El coche es una maravilla
Para reducir la contaminación se cierra el paso a algunos vehículos. ¿A los más contaminantes? No, a los más viejos
El coche es una maravilla. Al volante uno se siente dueño de su destino, sin horarios ni rutas prefijadas. Favorece, el coche, la improvisación y ... la aventura. Favorece la libertad. Uno puede hacer tiritar a las monedas en el portavasos poniendo a toda pastilla a Iggy Pop o a la Jurado y cantarles los coros a grito pelado. Y uno puede también tener largas y confidenciales conversaciones telefónicas a salvo de cotillas. En dirección opuesta, no hay que soportar tabarras ajenas, las de los homínidos expansivos y pedorros que en el transporte público locutan su intimidad sin pudor ni cautela. Es el coche una prolongación del salón de casa, es la zona de confort de la movilidad. Es un pequeño reino con climatizador.
¿Que contamina? Más contamina Putin, los indios y los chinos, y a ellos nadie les anda tocando la moral. ¿Que es más caro que el transporte público? Yo me gasto el dinero en lo que me da la gana.
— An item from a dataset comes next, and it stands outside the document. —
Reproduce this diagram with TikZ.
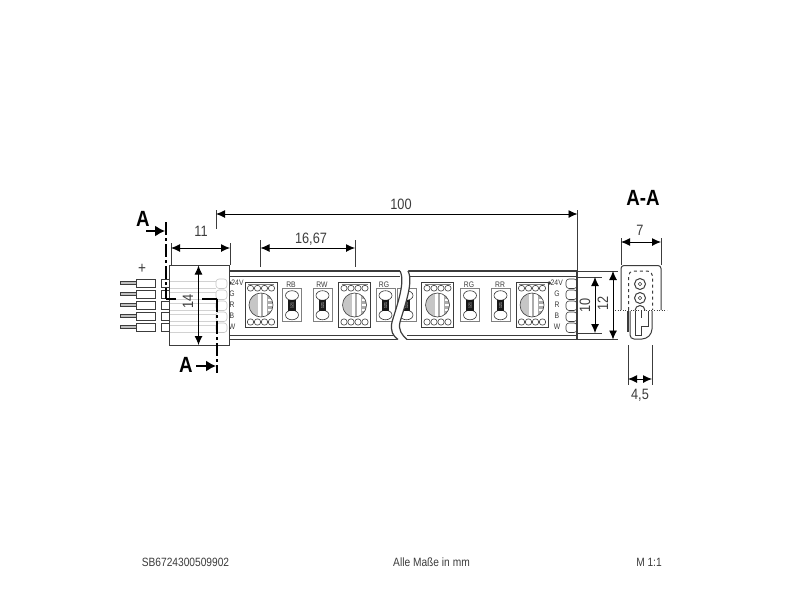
\documentclass[tikz,border=0pt]{standalone}
\usepackage{fontspec}
\setmainfont[FakeStretch=0.85]{Liberation Sans}
\usetikzlibrary{arrows.meta}
\definecolor{inkgray}{HTML}{3C3C3C}
% LED chip on the strip
\newcommand{\ledchip}[1]{
    \begin{scope}[shift={(#1,305)}]
        \draw[thinline] (-16,-22.5) rectangle (16,22.5);
        \draw[thinline,gray] (-13,-20.5) -- (13,-20.5);
        \foreach \px in {-10.5,-3.5,3.5,10.5} {
            \draw[thinline,rounded corners=2.5pt] (\px-3,-14) rectangle (\px+3,-19.5);
            \draw[thinline,rounded corners=2.5pt] (\px-3,14) rectangle (\px+3,20);
        }
        \begin{scope}
            \clip (0,0) circle[radius=12];
            \fill[white] (-12,-12) rectangle (12,12);
            \fill[gray!45] (-12,-12) rectangle (-3,12);
            \fill[gray!65] (0,-12) rectangle (2,12);
            \fill[gray!65] (6,-12) rectangle (12,12);
            \fill[white] (7,-6) rectangle (12,-4.5);
            \fill[white] (7,-1) rectangle (12,0.5);
            \fill[white] (7,4) rectangle (12,5.5);
        \end{scope}
        \draw[thinline] (0,0) circle[radius=12];
    \end{scope}
}
% resistor with its pads
\newcommand{\resistor}[1]{
    \begin{scope}[shift={(#1,305)}]
        \draw[thinline,gray] (-9.5,-17) rectangle (9.5,16);
        \draw[thinline,fill=white] (0,-9.5) ellipse[x radius=6.5,y radius=4.8];
        \draw[thinline,fill=white] (0,10) ellipse[x radius=6.5,y radius=4.8];
        \fill[black!90] (-3.7,-5.5) rectangle (3.7,6);
        \node[rotate=90,text=white,font=\fontsize{4}{4}\selectfont,inner sep=0pt] at (0,0.2) {121};
    \end{scope}
}
% contact pads at the strip ends
\newcommand{\padrow}[2]{
    \draw[#2,rounded corners=3pt] (#1,279) rectangle +(11,9.5);
    \draw[#2,rounded corners=3pt] (#1,290) rectangle +(11,9.5);
    \draw[#2,rounded corners=3pt] (#1,301) rectangle +(11,9.5);
    \draw[#2,rounded corners=3pt] (#1,312) rectangle +(11,9.5);
    \draw[#2,rounded corners=3pt] (#1,323) rectangle +(11,9.5);
}
% plug pin in front of the connector
\newcommand{\plugpin}[1]{
    \draw[thinline,fill=gray!50] (120,#1+2.5) rectangle (136,#1+5.5);
    \draw[bodyline,fill=white] (136,#1) rectangle (155,#1+8);
    \draw[bodyline,fill=white] (161,#1) rectangle (170,#1+8);
}
\begin{document}
\begin{tikzpicture}[x=1pt,y=-1pt,
    thinline/.style = {color=inkgray, line width=0.6pt},
    innerline/.style = {color=inkgray, line width=0.8pt},
    bodyline/.style = {color=inkgray, line width=1pt},
    stripline/.style = {color=inkgray, line width=1.2pt},
    dimline/.style = {color=black, line width=0.9pt, {Latex[length=9pt,width=8pt]}-{Latex[length=9pt,width=8pt]}},
    extline/.style = {color=inkgray, line width=0.7pt},
    cutline/.style = {color=black, line width=2pt, dash pattern=on 13pt off 3pt on 3pt off 3pt},
    cutarrow/.style = {color=black, line width=1.6pt, -{Latex[length=10pt,width=11pt]}},
    dimtext/.style = {color=inkgray, font=\fontsize{15}{15}\selectfont, inner sep=0pt},
    cuttext/.style = {color=black, font=\fontsize{22}{22}\selectfont\bfseries, inner sep=0pt},
    smalltext/.style = {color=inkgray, font=\fontsize{8}{8}\selectfont, inner sep=0pt},
    foottext/.style = {color=inkgray, font=\fontsize{12}{12}\selectfont, inner sep=0pt}]
    \fill[white] (0,0) rectangle (800,600);
    \useasboundingbox (0,0) rectangle (800,600);

    % strip
    \draw[stripline] (229,271) -- (400,271);
    \draw[innerline] (229,276) -- (400,276);
    \draw[innerline] (229,335) -- (398,335);
    \draw[stripline] (229,339.5) -- (398,339.5);
    \draw[stripline] (408,271) -- (577,271) -- (577,339.5) -- (407,339.5);
    \draw[innerline] (408,276) -- (577,276);
    \draw[innerline] (407,335) -- (577,335);
    \ledchip{261}
    \ledchip{354.5}
    \ledchip{437.5}
    \ledchip{532}
    \resistor{292}
    \resistor{322.5}
    \resistor{385.5}
    \resistor{406.5}
    \resistor{470}
    \resistor{500.5}
    \node[smalltext] (rb) at (291,285) {RB};
    \node[smalltext] (rw) at (322,285) {RW};
    \node[smalltext] (rg) at (384,285) {RG};
    \node[smalltext] (rgb) at (469,285) {RG};
    \node[smalltext] (rr) at (500,285) {RR};
    \padrow{566}{thinline}
    \node[smalltext,anchor=east] (pr) at (563,283) {$\bullet$\kern-1pt 24V};
    \node[smalltext] (pg) at (557,294) {G};
    \node[smalltext] (pc) at (557,305) {R};
    \node[smalltext] (pb) at (557,316) {B};
    \node[smalltext] (pw) at (557,327) {W};
    \node[smalltext,anchor=west] (lr) at (228,283) {$\bullet$\kern-1pt 24V};
    \node[smalltext] (lg) at (232,294) {G};
    \node[smalltext] (lc) at (232,305) {R};
    \node[smalltext] (lb) at (232,316) {B};
    \node[smalltext] (lw) at (232,327) {W};

    % break of the strip
    \fill[white] (400,270) .. controls (406,282) and (396,308) .. (392,322) .. controls (390,331) and (393,336) .. (398,340.5)
        -- (407,340.5) .. controls (402,335) and (398,330) .. (400,322) .. controls (404,308) and (414,282) .. (408,270) -- cycle;
    \draw[stripline] (400,271) .. controls (406,282) and (396,308) .. (392,322) .. controls (390,331) and (393,336) .. (398,339.5);
    \draw[stripline] (408,271) .. controls (414,282) and (404,308) .. (400,322) .. controls (398,330) and (402,335) .. (407,339.5);

    % connector
    \plugpin{279}
    \plugpin{290}
    \plugpin{301}
    \plugpin{312}
    \plugpin{323}
    \node[color=inkgray,font=\fontsize{16}{16}\selectfont,inner sep=0pt] (plus) at (142,269) {+};
    \fill[white] (169.5,265) rectangle (229.5,345);
    \padrow{216}{color=gray!45,line width=0.6pt}
    \draw[color=gray!35,line width=0.6pt] (170,281) -- (216,281);
    \draw[color=gray!35,line width=0.6pt] (170,288) -- (216,288);
    \draw[color=gray!35,line width=0.6pt] (170,292) -- (216,292);
    \draw[color=gray!35,line width=0.6pt] (170,299) -- (216,299);
    \draw[color=gray!35,line width=0.6pt] (170,303) -- (216,303);
    \draw[color=gray!35,line width=0.6pt] (170,310) -- (216,310);
    \draw[color=gray!35,line width=0.6pt] (170,314) -- (216,314);
    \draw[color=gray!35,line width=0.6pt] (170,321) -- (216,321);
    \draw[color=gray!35,line width=0.6pt] (170,325) -- (216,325);
    \draw[color=gray!35,line width=0.6pt] (170,332) -- (216,332);
    \draw[bodyline] (169.5,265) rectangle (229.5,345);

    % cut line A-A
    \coordinate (cuttop) at (166,222);
    \coordinate (cutleft) at (166,299);
    \coordinate (cutmid) at (176,299);
    \coordinate (cutright) at (202,299);
    \coordinate (cutcorner) at (217,299);
    \coordinate (cutbottom) at (217,373);
    \draw[cutline] (cuttop) -- (cutleft);
    \draw[color=black,line width=2pt] (cutleft) -- (cutmid);
    \draw[color=black,line width=2pt] (cutright) -- (cutcorner);
    \draw[cutline] (cutcorner) -- (cutbottom);
    \coordinate (arrowa) at (146,231);
    \coordinate (arrowb) at (165,231);
    \coordinate (arrowc) at (196,366);
    \coordinate (arrowd) at (216,366);
    \draw[cutarrow] (arrowa) -- (arrowb);
    \draw[cutarrow] (arrowc) -- (arrowd);
    \node[cuttext] (cuta) at (143,219) {A};
    \node[cuttext] (cutb) at (186,365) {A};
    \node[cuttext] (cutc) at (643,198) {A-A};

    % dimensions
    \coordinate (d100a) at (216,214);
    \coordinate (d100b) at (577.5,214);
    \draw[extline] (216,210) -- (216,229);
    \draw[extline] (577.5,210) -- (577.5,271);
    \draw[dimline] (d100a) -- (d100b);
    \node[dimtext] (t100) at (401,204) {100};
    \coordinate (d11a) at (171,248);
    \coordinate (d11b) at (230,248);
    \draw[extline] (171,243) -- (171,265);
    \draw[extline] (230,243) -- (230,265);
    \draw[dimline] (d11a) -- (d11b);
    \node[dimtext] (t11) at (201,231) {11};
    \coordinate (d16a) at (260.5,248);
    \coordinate (d16b) at (355,248);
    \draw[extline] (260.5,240) -- (260.5,267);
    \draw[extline] (355,240) -- (355,267);
    \draw[dimline] (d16a) -- (d16b);
    \node[dimtext] (t16) at (311,239) {16,67};
    \coordinate (d14a) at (198.5,265.5);
    \coordinate (d14b) at (198.5,345);
    \draw[dimline] (d14a) -- (d14b);
    \node[dimtext,rotate=90] (t14) at (188,301) {14};
    \coordinate (d10a) at (595,277);
    \coordinate (d10b) at (595,333);
    \draw[extline] (577,277) -- (602,277);
    \draw[extline] (577,333) -- (602,333);
    \draw[dimline] (d10a) -- (d10b);
    \node[dimtext,rotate=90] (t10) at (585,305) {10};
    \coordinate (d12a) at (613,271);
    \coordinate (d12b) at (613,339.5);
    \draw[extline] (577,271) -- (618,271);
    \draw[extline] (577,339.5) -- (618,339.5);
    \draw[dimline] (d12a) -- (d12b);
    \node[dimtext,rotate=90] (t12) at (603,303) {12};

    % section A-A
    \draw[bodyline,rounded corners=3pt] (621,310) -- (621,265.5) -- (661,265.5) -- (661,310);
    \draw[thinline,dashed,rounded corners=5pt,line width=1pt] (628.5,310) -- (628.5,271) -- (652.5,271) -- (652.5,310);
    \draw[bodyline] (640,284) circle[radius=5.5];
    \draw[thinline] (640,284) circle[radius=1.7];
    \draw[bodyline] (640,298) circle[radius=5.5];
    \draw[thinline] (640,298) circle[radius=1.7];
    \draw[bodyline] (635,310.5) arc[start angle=180,end angle=360,radius=5];
    \draw[thinline,dotted] (615,310.5) -- (667,310.5);
    \draw[color=inkgray,line width=1.6pt] (628,311) -- (628,332);
    \draw[bodyline,rounded corners=4pt] (630,311) -- (630,339) -- (646,339) -- (652,333) -- (652,311);
    \draw[bodyline] (635,311) -- (635,335) -- (641,335) -- (641,326) -- (648,326) -- (648,311);
    \draw[bodyline] (641,311) -- (641,318);
    \coordinate (d7a) at (621,242);
    \coordinate (d7b) at (661,242);
    \draw[extline] (621,238) -- (621,265);
    \draw[extline] (661,238) -- (661,265);
    \draw[dimline] (d7a) -- (d7b);
    \node[dimtext] (t7) at (640,230) {7};
    \coordinate (d45a) at (628,379);
    \coordinate (d45b) at (652,379);
    \draw[extline] (628,345) -- (628,385);
    \draw[extline] (652,345) -- (652,385);
    \draw[dimline] (d45a) -- (d45b);
    \node[dimtext] (t45) at (640,395) {4,5};

    % footer
    \node[foottext] (foota) at (185.5,562) {SB6724300509902};
    \node[foottext] (footb) at (431.5,562) {Alle Maße in mm};
    \node[foottext] (footc) at (649,562) {M 1:1};
\end{tikzpicture}
\end{document}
Pues están las instituciones bravas con lo de desincentivar el uso del coche. ¿Cómo hacerlo? Lo que en principio dictan los tiempos es abundar en la sensibilización, la concienciación, la buena voluntad y el buenrollismo en general. Coche malo. Que las imposiciones, las prohibiciones y las exigencias son tutelas totalitarias en una sociedad 'wonderful'.
Ya, que te da la risa. Lo de la concienciación. Es como dejar que cada cual decida qué impuestos pagar porque en conciencia debería saber qué porcentaje del sueldo debe compartir para sostener el interés general. O derogar el Código Civil, que menuda custodia pública sobre unas relaciones privadas. O lo del Código Penal, que fija penas como si cada uno, tras un proceso introspectivo y autocrítico, no pudiese determinar qué sanción le corresponde si ha tenido un patinazo.
Pues claro que las administraciones no creen en el buen juicio de la ciudadanía ni en su bondad natural, qué van a creer. Eclipse total de la confianza en el prójimo, el 'homo homini lupus' de Hobbes. Pero es que en este momento de grandes pronunciamientos, de palabras bonitas y de compromisos globales, tendemos más que nunca a la comodidad propia y a buscar el gustito personal. Y como que nos hace falta un empujoncito para hacer lo que hay que hacer.
Pasa esto con lo del coche. Así que asumido el fracaso de las campañas de concienciación, e interiorizado que no hay buena ondita espontánea en términos de movilidad, han llegado las medidas desincentivadoras y restrictivas para los cocheros, que así les llaman en el Ayuntamiento de Bilbao a quienes gustan del vehículo privado. Como, por ejemplo, la zona de bajas emisiones (ZBE). El objetivo es cerrar la puerta a ciertos coches en el centro de la ciudad. ¿A los que generan más emisiones? No, a los más viejos. Se da la circunstancia de que un viejo Clio se queda fuera, pero tiene acceso libre un todoterreno nuevo, más parecido a una tanqueta que a un coche, que suelta gases a chorro gordo.
Con este singular derecho de admisión se penaliza no solo a quienes no pueden cambiar de coche porque el sueldo no les da, sino también a quienes no quieren hacerlo por razones de compromiso ambiental. Sí, porque lo más sostenible ambientalmente hablando es estirar la vida útil de las cosas, evitar la generación innecesaria de basura. Más aún en los coches, elementos en los que una muy buena parte de su impacto ambiental se genera en la fabricación y en el achatarramiento.
Ya ha habido jueces que ven regulero esto de la ZBE tal y como está planteada. Como que restringe un derecho, el derecho a la movilidad, por razón de renta. ¿Está la mayoría de los partidos políticos que se dicen preocupados por la equidad social denunciando con escándalo este cerrojazo en la zona noble de la ciudad a los coches viejos de ciudadanos pobres? Qué va. Es que la ZBE viene con la pegatina colorida de la sostenibilidad. Y la sostenibilidad es buena. Y cada cual está donde tiene que estar, con su media docena de dogmas despachados en cómodos paquetitos. Y el debate político sigue bien encarrilado, discurriendo por la sencilla senda de los eslóganes habituales, al margen de los matices, de las cosas de fondo, de la realidad.